By Yasufumi Saito
One of the icons of capitalism is fading out as the world is more digitized.
CME Group Inc., the world’s largest futures-exchange operator, announced Wednesday it will close most of its open-outcry futures trading pits this summer, due to the shift from floor trading to electronic transactions.
Twenty futures and options pits in Chicago and New York will be closed by July 2. All other options pits in Chicago will be relocated on a single floor by September, CME Group said.
Also, the S&P 500 futures market will remain open on the Chicago trading floor because it serves as the basis for floor trading of options on the S&P 500 futures.
The pits in Chicago have been the places where traders in colorful jackets “cry out” with shouts and hand signals to buy and sell contracts for corn, cattle and pork bellies since the first futures exchange was founded in the mid-19th century as the Chicago Board of Trade.
“Futures pits were always very busy before, you know, the day always went by quickly. Over the last 10 years or so, it’s been very slow and kind of sad to see.”
-Lester Crockett, WSP Commodities Trading LLC
But open outcry futures trading have shrunk to only 1 percent of average daily volume, as the computerized system started in 1992 had taken over its central position, the Chicago-based company said in a statement.
Nowadays about 300 traders and clerks are in the futures pits in Chicago daily, and “many of them also trade on the screen and don’t necessarily come to the trading floor,” said spokeswoman Laurie Bischel.
Around 60 jobs will be lost at the CME Group by the decision, the company said. The ripple effect for traders or clerks at the closing pits is yet to come. “They are pretty upset about it on the floor,” one trader said, asking not to be identified.

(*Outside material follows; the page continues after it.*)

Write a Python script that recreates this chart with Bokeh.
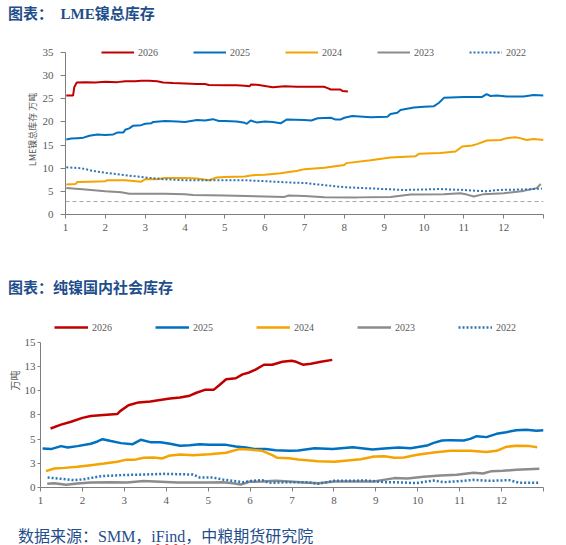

“I was really sad when I heard about it,” said Lester Crockett, a trader in the remaining eurodollar options pit for WSP Commodities Trading LLC. “Futures pits were always very busy before, you know, the day always went by quickly. Over the last 10 years or so, it’s been very slow and kind of sad to see.”
Dynamic, face-to-face trading has gone away. “I don’t think anybody’s position is safe,” said Crockett, who has been working the floor for more than 20 years.